The outcome, stemming from the largest oil spill off the U.S. coast, in which 11 people died and more than three million barrels of oil poured into the Gulf, is a reminder how hard it is to find individuals culpable for catastrophes where companies were held responsible.

Defendants and their attorneys successfully argued that many people made errors contributing to the disaster and the problems with the cleanup. Judges dismissed charges, implying that prosecutors had overreached, and one made clear he thought the charges had turned a series of mistakes into a criminal act.

When David Rainey, BP’s head of Gulf exploration and the most senior executive to face charges, was acquitted on a false-statements charge last year, the judge in the case, Kurt Engelhardt, said in court he thought it was the “correct verdict.”

BP’s penalties

In 2012, BP paid $4 billion in criminal penalties and pleaded guilty to an array of crimes connected to the spill, including manslaughter charges based on Messrs. Kaluza and Vidrine’s alleged negligence. The outcome of individual cases means BP is in the odd position of having pleaded guilty to crimes tied to charges against its employees that were dismissed by courts.

BP spokesman Geoff Morrell declined to comment for this article.

Early after the disaster, in 2011, the Justice Department consolidated all the BP investigations into a special task force, giving it a status reached by few cases besides the accounting fraud at now-defunct Enron Corp. Under pressure from Congress and the public after the 2008 financial crisis, in which few executives were charged with crimes, it brought around 50 criminal charges, some carrying penalties of up to 10 years in prison.

Prosecutors alleged that Mr. Rainey obstructed Congress and lied about how much oil was leaking from the well. A BP drilling engineer, Kurt Mix, was charged with obstructing justice by deleting text messages related to efforts to stop the spill. Anthony Badalamenti, a manager at Halliburton Energy Services Inc., which provided services to the drilling rig, was also charged with destroying evidence.

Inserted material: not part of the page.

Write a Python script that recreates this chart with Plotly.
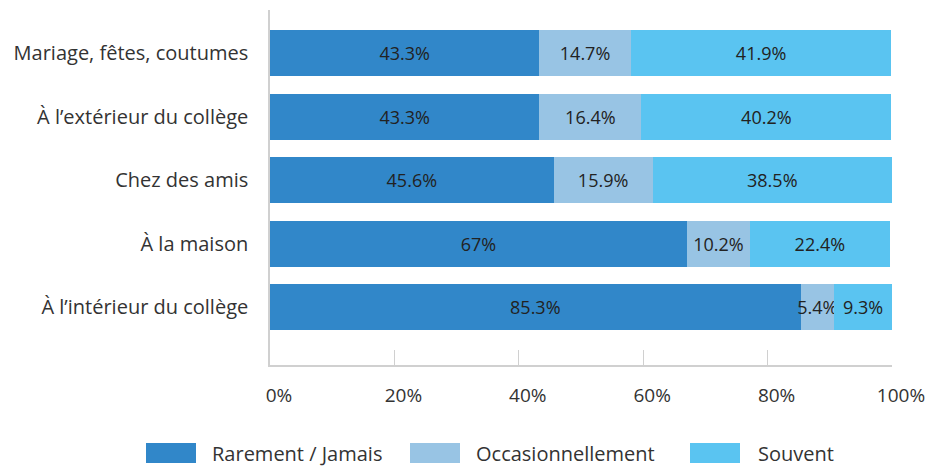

Messrs. Kaluza and Vidrine, the top supervisors at the well site, faced the gravest accusations, stemming directly from the death of 11 men. Each was charged with 11 counts of “seaman’s manslaughter”—an 1830s-era statute enacted to address steamboat collisions—for negligence leading to death at sea, plus 11 more of involuntary manslaughter based on “gross” negligence, each carrying a potential penalty of 10 years in prison.

“Make no mistake: While the company is guilty, individuals committed these crimes,” then-Justice Department official Lanny Breuer said in announcing the cases in November 2012.

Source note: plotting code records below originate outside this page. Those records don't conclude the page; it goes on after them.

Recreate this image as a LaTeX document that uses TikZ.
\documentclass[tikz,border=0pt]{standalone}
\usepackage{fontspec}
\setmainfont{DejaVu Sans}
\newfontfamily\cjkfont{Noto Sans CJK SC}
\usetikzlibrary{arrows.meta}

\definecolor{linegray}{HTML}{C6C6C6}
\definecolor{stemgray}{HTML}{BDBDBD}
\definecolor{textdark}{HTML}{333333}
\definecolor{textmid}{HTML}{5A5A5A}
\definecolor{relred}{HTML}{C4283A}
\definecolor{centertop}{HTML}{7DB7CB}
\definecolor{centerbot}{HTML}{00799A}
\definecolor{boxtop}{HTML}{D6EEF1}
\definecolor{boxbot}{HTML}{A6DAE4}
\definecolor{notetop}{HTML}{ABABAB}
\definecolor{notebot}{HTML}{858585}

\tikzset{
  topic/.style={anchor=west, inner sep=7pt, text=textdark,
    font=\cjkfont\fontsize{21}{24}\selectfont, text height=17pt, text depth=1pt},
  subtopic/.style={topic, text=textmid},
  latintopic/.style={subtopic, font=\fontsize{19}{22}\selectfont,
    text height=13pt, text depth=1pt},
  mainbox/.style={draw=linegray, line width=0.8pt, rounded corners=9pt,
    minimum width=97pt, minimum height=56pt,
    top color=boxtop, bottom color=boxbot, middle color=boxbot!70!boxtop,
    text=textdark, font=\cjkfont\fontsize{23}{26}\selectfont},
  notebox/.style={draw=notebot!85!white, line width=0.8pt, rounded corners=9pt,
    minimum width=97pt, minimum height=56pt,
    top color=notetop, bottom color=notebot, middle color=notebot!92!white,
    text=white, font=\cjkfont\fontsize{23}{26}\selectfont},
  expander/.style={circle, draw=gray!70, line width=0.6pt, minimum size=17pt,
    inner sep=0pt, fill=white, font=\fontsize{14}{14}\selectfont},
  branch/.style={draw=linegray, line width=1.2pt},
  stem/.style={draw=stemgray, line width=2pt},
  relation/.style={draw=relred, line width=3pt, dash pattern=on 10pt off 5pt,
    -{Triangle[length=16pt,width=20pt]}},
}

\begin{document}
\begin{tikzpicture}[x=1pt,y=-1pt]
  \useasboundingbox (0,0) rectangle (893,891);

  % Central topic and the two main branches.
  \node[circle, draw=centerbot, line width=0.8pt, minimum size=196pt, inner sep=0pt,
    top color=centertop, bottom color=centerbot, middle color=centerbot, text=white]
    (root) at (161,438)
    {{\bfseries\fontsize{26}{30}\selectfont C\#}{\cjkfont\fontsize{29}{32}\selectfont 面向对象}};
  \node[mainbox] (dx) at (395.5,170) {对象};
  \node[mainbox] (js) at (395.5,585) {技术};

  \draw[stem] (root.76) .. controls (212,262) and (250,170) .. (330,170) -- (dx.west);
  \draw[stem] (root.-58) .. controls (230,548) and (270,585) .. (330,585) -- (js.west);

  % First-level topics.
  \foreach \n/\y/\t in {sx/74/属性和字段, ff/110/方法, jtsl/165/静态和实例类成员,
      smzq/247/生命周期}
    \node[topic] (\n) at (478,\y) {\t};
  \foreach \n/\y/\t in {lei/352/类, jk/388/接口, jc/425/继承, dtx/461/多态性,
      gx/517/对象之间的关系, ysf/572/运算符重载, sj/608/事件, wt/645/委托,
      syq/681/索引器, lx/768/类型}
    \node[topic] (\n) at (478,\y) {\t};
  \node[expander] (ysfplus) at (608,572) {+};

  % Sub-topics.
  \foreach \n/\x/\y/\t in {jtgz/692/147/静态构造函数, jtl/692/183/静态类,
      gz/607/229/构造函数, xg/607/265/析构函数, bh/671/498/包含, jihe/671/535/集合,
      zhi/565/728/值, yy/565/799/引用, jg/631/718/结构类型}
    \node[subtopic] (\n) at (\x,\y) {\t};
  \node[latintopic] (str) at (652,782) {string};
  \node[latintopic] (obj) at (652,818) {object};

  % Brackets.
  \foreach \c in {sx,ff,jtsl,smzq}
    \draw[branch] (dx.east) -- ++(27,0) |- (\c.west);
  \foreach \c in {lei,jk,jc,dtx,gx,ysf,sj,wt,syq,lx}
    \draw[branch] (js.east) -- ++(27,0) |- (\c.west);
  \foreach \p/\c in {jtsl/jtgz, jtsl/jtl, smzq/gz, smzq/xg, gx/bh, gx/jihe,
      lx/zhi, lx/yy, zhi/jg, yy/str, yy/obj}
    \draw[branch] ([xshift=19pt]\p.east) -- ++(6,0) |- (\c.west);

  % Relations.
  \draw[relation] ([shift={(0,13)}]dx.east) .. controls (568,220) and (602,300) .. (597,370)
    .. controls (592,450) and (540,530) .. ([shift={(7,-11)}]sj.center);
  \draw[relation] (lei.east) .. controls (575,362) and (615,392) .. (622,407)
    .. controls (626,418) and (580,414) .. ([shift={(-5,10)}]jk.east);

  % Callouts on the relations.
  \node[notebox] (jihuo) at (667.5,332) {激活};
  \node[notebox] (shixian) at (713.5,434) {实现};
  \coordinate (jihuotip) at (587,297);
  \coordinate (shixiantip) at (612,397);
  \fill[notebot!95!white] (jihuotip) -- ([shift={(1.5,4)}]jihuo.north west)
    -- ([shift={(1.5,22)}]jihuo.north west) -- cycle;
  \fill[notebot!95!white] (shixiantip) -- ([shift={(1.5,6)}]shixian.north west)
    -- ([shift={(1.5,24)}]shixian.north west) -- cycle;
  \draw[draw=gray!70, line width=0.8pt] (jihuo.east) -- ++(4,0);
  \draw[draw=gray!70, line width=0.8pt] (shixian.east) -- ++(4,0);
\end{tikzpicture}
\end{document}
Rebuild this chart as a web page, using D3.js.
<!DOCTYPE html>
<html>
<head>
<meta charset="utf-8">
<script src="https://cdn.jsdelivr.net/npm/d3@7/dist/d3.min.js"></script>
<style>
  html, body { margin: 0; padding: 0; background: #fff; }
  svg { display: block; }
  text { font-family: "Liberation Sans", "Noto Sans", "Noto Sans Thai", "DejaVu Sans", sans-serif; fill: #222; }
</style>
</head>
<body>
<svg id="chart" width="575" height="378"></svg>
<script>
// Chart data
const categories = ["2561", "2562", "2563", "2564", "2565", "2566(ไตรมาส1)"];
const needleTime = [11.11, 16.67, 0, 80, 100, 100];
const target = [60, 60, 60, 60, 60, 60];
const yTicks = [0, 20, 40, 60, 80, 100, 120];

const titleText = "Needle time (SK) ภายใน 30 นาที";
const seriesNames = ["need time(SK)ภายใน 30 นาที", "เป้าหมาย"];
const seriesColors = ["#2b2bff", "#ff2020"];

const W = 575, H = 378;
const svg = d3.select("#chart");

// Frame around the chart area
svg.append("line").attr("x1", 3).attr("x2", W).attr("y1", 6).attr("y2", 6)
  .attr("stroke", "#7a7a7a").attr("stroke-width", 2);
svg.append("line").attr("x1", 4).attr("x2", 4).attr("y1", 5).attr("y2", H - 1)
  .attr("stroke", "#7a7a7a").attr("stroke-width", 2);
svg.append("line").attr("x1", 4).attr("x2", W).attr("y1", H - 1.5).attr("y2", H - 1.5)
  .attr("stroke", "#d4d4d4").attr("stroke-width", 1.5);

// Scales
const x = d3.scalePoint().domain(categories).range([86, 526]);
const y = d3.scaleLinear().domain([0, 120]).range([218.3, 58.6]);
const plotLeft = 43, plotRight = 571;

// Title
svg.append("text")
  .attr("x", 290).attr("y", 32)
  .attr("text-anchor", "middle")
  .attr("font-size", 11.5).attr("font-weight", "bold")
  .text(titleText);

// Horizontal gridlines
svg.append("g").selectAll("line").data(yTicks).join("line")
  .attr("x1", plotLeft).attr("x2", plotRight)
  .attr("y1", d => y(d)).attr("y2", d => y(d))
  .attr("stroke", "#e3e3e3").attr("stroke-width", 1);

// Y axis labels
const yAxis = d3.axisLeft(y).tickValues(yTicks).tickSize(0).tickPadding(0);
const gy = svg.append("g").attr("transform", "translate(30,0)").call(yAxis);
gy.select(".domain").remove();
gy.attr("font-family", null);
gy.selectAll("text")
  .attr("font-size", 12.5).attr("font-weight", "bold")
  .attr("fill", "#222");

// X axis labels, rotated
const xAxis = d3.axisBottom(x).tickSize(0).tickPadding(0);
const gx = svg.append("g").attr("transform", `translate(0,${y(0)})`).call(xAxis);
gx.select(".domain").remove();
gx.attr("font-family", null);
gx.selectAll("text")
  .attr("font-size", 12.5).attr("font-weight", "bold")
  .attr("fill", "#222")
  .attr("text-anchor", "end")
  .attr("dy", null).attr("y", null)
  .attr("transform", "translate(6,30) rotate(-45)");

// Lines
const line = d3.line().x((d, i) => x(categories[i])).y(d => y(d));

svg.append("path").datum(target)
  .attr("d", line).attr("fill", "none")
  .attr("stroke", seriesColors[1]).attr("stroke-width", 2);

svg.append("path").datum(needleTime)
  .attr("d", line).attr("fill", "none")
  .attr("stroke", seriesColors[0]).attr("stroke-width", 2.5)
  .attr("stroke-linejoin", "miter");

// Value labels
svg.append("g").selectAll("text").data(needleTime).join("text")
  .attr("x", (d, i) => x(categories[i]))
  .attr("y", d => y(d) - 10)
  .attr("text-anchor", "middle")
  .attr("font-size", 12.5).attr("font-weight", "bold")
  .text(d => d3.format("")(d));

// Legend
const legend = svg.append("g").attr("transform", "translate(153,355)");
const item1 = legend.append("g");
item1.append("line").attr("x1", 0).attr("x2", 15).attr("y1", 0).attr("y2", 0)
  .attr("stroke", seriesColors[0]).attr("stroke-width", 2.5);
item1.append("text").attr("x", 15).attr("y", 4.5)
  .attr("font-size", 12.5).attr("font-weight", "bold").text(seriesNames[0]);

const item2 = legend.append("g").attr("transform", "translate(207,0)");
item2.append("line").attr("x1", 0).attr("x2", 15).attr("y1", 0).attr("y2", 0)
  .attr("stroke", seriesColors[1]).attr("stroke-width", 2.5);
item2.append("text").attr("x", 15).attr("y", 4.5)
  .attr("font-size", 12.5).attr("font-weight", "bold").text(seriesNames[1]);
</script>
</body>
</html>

A lawyer for Mr. Kaluza, David Gerger, said: “We are grateful for the jury: they understood technical evidence, and justice was done.” A lawyer for Mr. Vidrine, Bob Habens, declined to comment.

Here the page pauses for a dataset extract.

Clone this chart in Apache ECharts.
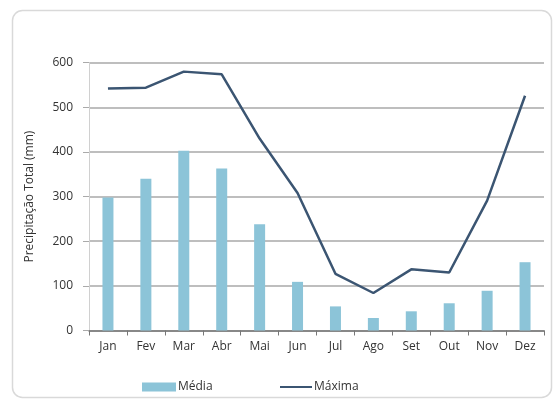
<!DOCTYPE html>
<html>
<head>
<meta charset="utf-8">
<script src="https://cdn.jsdelivr.net/npm/echarts@6/dist/echarts.min.js"></script>
<style>html,body{margin:0;padding:0;background:#fff;}#c{width:556px;height:403px;}</style>
</head>
<body>
<div id="c"></div>
<script>
const categories = ['Jan','Fev','Mar','Abr','Mai','Jun','Jul','Ago','Set','Out','Nov','Dez'];
const media = [298, 340, 403, 363, 238, 109, 54, 28, 43, 61, 89, 153];
const maxima = [542, 544, 580, 574, 430, 308, 127, 84, 137, 130, 291, 526];
const yTicks = [0, 100, 200, 300, 400, 500, 600];
const seriesNames = ['Média', 'Máxima'];
const yTitle = 'Precipitação Total (mm)';

const font = 'Open Sans';
const chart = echarts.init(document.getElementById('c'), null, {renderer: 'canvas'});
chart.setOption({
  animation: false,
  backgroundColor: '#ffffff',
  textStyle: {fontFamily: font},
  graphic: [{
    type: 'rect',
    shape: {x: 12.5, y: 10.5, width: 539, height: 387, r: 10},
    style: {fill: 'none', stroke: '#d9d9d9', lineWidth: 1.5},
    z: -1
  }],
  grid: {left: 89, right: 12, top: 62.7, bottom: 72.5, containLabel: false},
  legend: [{
    data: [seriesNames[0]],
    left: 137, top: 376,
    itemWidth: 34, itemHeight: 9, itemGap: 0,
    icon: 'rect',
    textStyle: {fontFamily: font, fontSize: 12, color: '#333', padding: [0,0,0,-3]}
  }, {
    data: [seriesNames[1]],
    left: 275, top: 376,
    itemWidth: 32, itemHeight: 2, itemGap: 0,
    icon: 'rect',
    textStyle: {fontFamily: font, fontSize: 12, color: '#333', padding: [0,0,0,-3]}
  }],
  xAxis: {
    type: 'category',
    data: categories,
    boundaryGap: true,
    axisLine: {lineStyle: {color: '#777', width: 1.5}},
    axisTick: {show: true, length: 5, lineStyle: {color: '#777'}},
    axisLabel: {color: '#333', fontSize: 12, margin: 10, fontFamily: font},
    splitLine: {show: false}
  },
  yAxis: {
    type: 'value',
    min: yTicks[0], max: yTicks[yTicks.length - 1], interval: 100,
    name: yTitle,
    nameLocation: 'middle',
    nameGap: 53,
    nameRotate: 90,
    nameTextStyle: {color: '#333', fontSize: 12, fontFamily: font},
    axisLine: {show: true, lineStyle: {color: '#d0d0d0'}},
    axisTick: {show: true, length: 6, lineStyle: {color: '#aaa'}},
    axisLabel: {color: '#333', fontSize: 12, margin: 16, fontFamily: font},
    splitLine: {show: true, lineStyle: {color: '#a8a8a8', width: 1.5}}
  },
  series: [{
    name: seriesNames[0],
    type: 'bar',
    data: media,
    barWidth: 11,
    itemStyle: {color: '#8cc4d8'}
  }, {
    name: seriesNames[1],
    type: 'line',
    data: maxima,
    symbol: 'none',
    lineStyle: {color: '#3b5572', width: 2.5},
    itemStyle: {color: '#3b5572'}
  }]
});
</script>
</body>
</html>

Two lawyers for Mr. Rainey, Reid Weingarten and Brian Heberlig, said “the Deepwater Horizon explosion was an accident, not a crime, no matter how hard prosecutors tried to make it one.”

A lawyer for Mr. Mix, Joan McPhee, said the prosecutors ignored evidence of Mr. Mix’s innocence and “sought to fill the gaping holes in its case by constructing a motive theory that had no grounding in fact.”

A lawyer for Mr. Badalamenti, who pleaded guilty and received probation, didn’t respond to a request for comment.

Justice Department spokesman Peter Carr said prosecutors from the criminal and environmental divisions and the U.S. Attorney’s office in New Orleans had spent years “committed to ensuring that the victims of this tragedy obtain justice and that those responsible for one of the worst environmental disasters in our country’s history are held accountable.”

Prosecutors were stymied by unexpected hurdles, including when one case was largely dismissed in a way they couldn’t appeal, and a conviction vacated due to problems with the jury.